Structure of alloy Al₆₄Cu₂₄Fe₁₀Cr₂ cooled in air after heating to different temperatures (optical microscopy): a) 570°C; b) 610°C; c) 675°C; d ) 710°C; e) 750°C; f ) 880°C; g ) 900°C.

Table 2. Chemical Compositions of Phases Entering Al₆₄Cu₂₄Fe₁₀Cr₂ and Al₆₄Cu₂₄Fe₈Cr₄

Fig. 9.

Microstructure of alloy Al₆₄Cu₂₄Fe₁₀Cr₂ after heating to 880°C and cooling in air (a) and in water (b ) (SEM). The description of the phases at points 1 – 3 is given in Table 2.

Conclusions

1. The structure of alloys Al₆₄Cu₂₄Fe₁₀Cr₂ and Al₆₄Cu₂₄Fe₈Cr₄ in cast conditions contains a quaternary quasicrystalline phase Al₆₅Cu₂₀Fe₁₀Cr₅ with rectangular morphology. This phase is a mixture of icosahedral and decagonal quasicrystalline phases. Substitution of iron with chromium destabilizes the icosahedral I-phase and stabilizes the decagonal d-phase.

2. The studies by the methods of DSC and x-ray diffractometry have shown that heat treatment may produce pure quasicrystalline phases (icosahedral and decagonal ones). When the temperature of the exposure is increased to 880°C, the λ-(Al-Cu)₁₃Fe₄ phase disappears progressively yielding a quasicrystalline I-phase and a ω-Al₇Cu₂Fe phase. After the slow air cooling the molten ω -Al₇Cu₂Fe phase precipitates again, while the water quenching yields an I-phase.

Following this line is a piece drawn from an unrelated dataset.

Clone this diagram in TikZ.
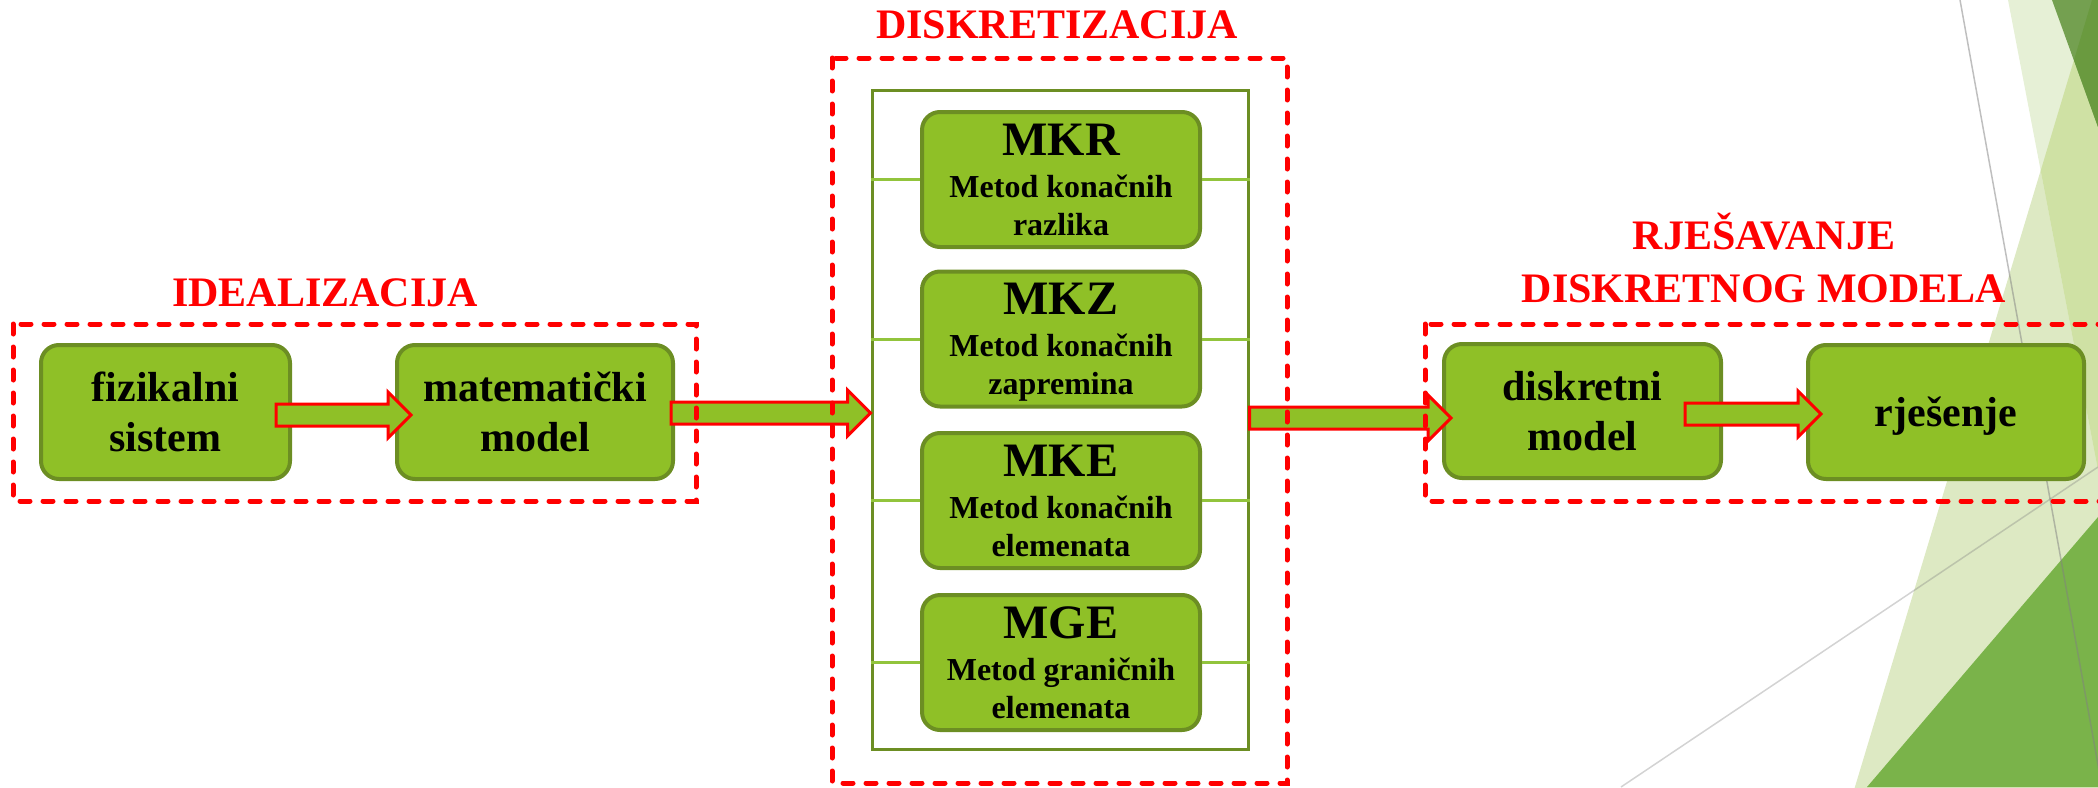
\documentclass[tikz,border=0pt]{standalone}
\usepackage{fontspec}
\setmainfont{Liberation Serif}
\usetikzlibrary{calc,fit}
\definecolor{boxfill}{RGB}{143,192,39}
\definecolor{boxline}{RGB}{108,142,35}
\definecolor{connline}{RGB}{146,196,60}
\definecolor{decoA}{RGB}{230,240,214}
\definecolor{decoB}{RGB}{221,233,195}
\definecolor{decoAB}{RGB}{207,225,164}
\definecolor{decoD}{RGB}{116,160,80}
\definecolor{decoDB}{RGB}{106,154,63}
\definecolor{decoC}{RGB}{122,179,74}
\tikzset{
 rbox/.style={draw=boxline, fill=boxfill, line width=2pt, rounded corners=9pt, minimum height=67pt, align=center, text depth=0pt, inner sep=0pt, font=\fontsize{21}{25}\selectfont\bfseries},
 mkbox/.style={draw=boxline, fill=boxfill, line width=2pt, rounded corners=9pt, minimum width=139pt, minimum height=67.5pt, align=center, text depth=0pt, inner sep=0pt, font=\fontsize{16}{19}\selectfont\bfseries},
 innerframe/.style={draw=boxline, line width=1.5pt, inner sep=0pt},
 conn/.style={draw=connline, line width=1.5pt},
 dashframe/.style={draw=red, line width=2.5pt, line cap=round, dash pattern=on 5pt off 6.5pt},
 ttl/.style={text=red, font=\fontsize{21}{26.5}\selectfont\bfseries, inner sep=0pt, align=center},
 barrow/.style={draw=red, fill=boxfill, line width=1.5pt, line join=miter},
 bigtxt/.style={font=\fontsize{24}{24}\selectfont\bfseries}
}
\newcommand\bigarrow[2]{\path[barrow] let \p1=#1, \p2=#2 in (\x1,\y1+5.5pt) -- (\x2-11.5pt,\y1+5.5pt) -- (\x2-11.5pt,\y1+11.5pt) -- (\x2,\y1) -- (\x2-11.5pt,\y1-11.5pt) -- (\x2-11.5pt,\y1-5.5pt) -- (\x1,\y1-5.5pt) -- cycle;}
\begin{document}
\begin{tikzpicture}[x=0.5pt, y=-0.5pt]
\useasboundingbox (0,0) rectangle (2098,787);
\clip (0,0) rectangle (2098,787);
% background decoration
\fill[decoB] (2092,0) -- (2110,0) -- (2110,800) -- (1851,800) -- cycle;
\fill[decoA] (2008,0) -- (2098,0) -- (2098,470) -- cycle;
\fill[decoAB] (2092,0) -- (2098,0) -- (2098,470) -- (2040.7,170.6) -- cycle;
\fill[decoD] (2052,0) -- (2098,0) -- (2098,127) -- cycle;
\fill[decoDB] (2092,0) -- (2098,0) -- (2098,127) -- (2074,60) -- cycle;
\fill[decoC] (2098,517) -- (1867,787) -- (2098,787) -- cycle;
\draw[gray, opacity=0.5, line width=0.75pt] (1960,0) -- (2102,787);
\draw[gray, opacity=0.35, line width=0.75pt] (1621,787) -- (2098,467);
% titles
\node[ttl, anchor=base] (t1) at (325,306) {IDEALIZACIJA};
\node[ttl, anchor=base] (t2) at (1057,38) {DISKRETIZACIJA};
\node[ttl, anchor=south, text depth=0pt] (t3) at (1764,303) {RJEŠAVANJE\\DISKRETNOG MODELA};
% main boxes
\node[rbox, minimum width=124.5pt] (fiz) at (165.5,412) {fizikalni\\sistem};
\node[rbox, minimum width=138pt] (mat) at (535,412) {matematički\\model};
\node[rbox, minimum width=138.5pt] (disk) at (1582.5,411) {diskretni\\model};
\node[rbox, minimum width=138pt] (rje) at (1946,412) {rješenje};
% discretization group
\coordinate (g1) at (872,90);
\coordinate (g2) at (1248,749);
\node[innerframe, fit=(g1)(g2)] (grp) {};
\node[mkbox] (mkr) at (1061,179.5) {{\fontsize{24}{24}\selectfont MKR}\\[2pt]Metod konačnih\\razlika};
\node[mkbox] (mkz) at (1061,339) {{\fontsize{24}{24}\selectfont MKZ}\\[2pt]Metod konačnih\\zapremina};
\node[mkbox] (mke) at (1061,500.5) {{\fontsize{24}{24}\selectfont MKE}\\[2pt]Metod konačnih\\elemenata};
\node[mkbox] (mge) at (1061,662.5) {{\fontsize{24}{24}\selectfont MGE}\\[2pt]Metod graničnih\\elemenata};
\foreach \b in {mkr,mkz,mke,mge}{
  \draw[conn] (grp.west |- \b.west) -- (\b.west);
  \draw[conn] (\b.east) -- (grp.east |- \b.east);
}
% block arrows
\bigarrow{($(fiz.east)+(-16,3)$)}{($(mat.west)+(16,3)$)}
\bigarrow{($(mat.east)+(-4,1)$)}{(grp.west)}
\bigarrow{($(grp.east)+(0,-1.5)$)}{($(disk.west)+(9,0)$)}
\bigarrow{($(disk.east)+(-38,3)$)}{($(rje.west)+(15,0)$)}
% dashed frames
\draw[dashframe] (13,324) rectangle (696,501);
\draw[dashframe] (832,58) rectangle (1287,783);
\draw[dashframe] (1425,324) rectangle (2130,501);
\end{tikzpicture}
\end{document}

3. We have detected some differences in the properties and transformations in alloys Al₆₄Cu₂₄Fe₁₀Cr₂ and Al₆₄Cu₂₄Fe₈Cr₄, i.e., the microhardness of phase Al₆₅Cu₂₀Fe₁₀Cr₅ in the Al₆₄Cu₂₄Fe₈Cr₄ alloy is higher than in the Al₆₄Cu₂₄Fe₁₀Cr₂ alloy; phase ω-Al₇Cu₂Fe forms more easily under heating of the Al₆₄Cu₂₄Fe₁₀Cr₂ alloy.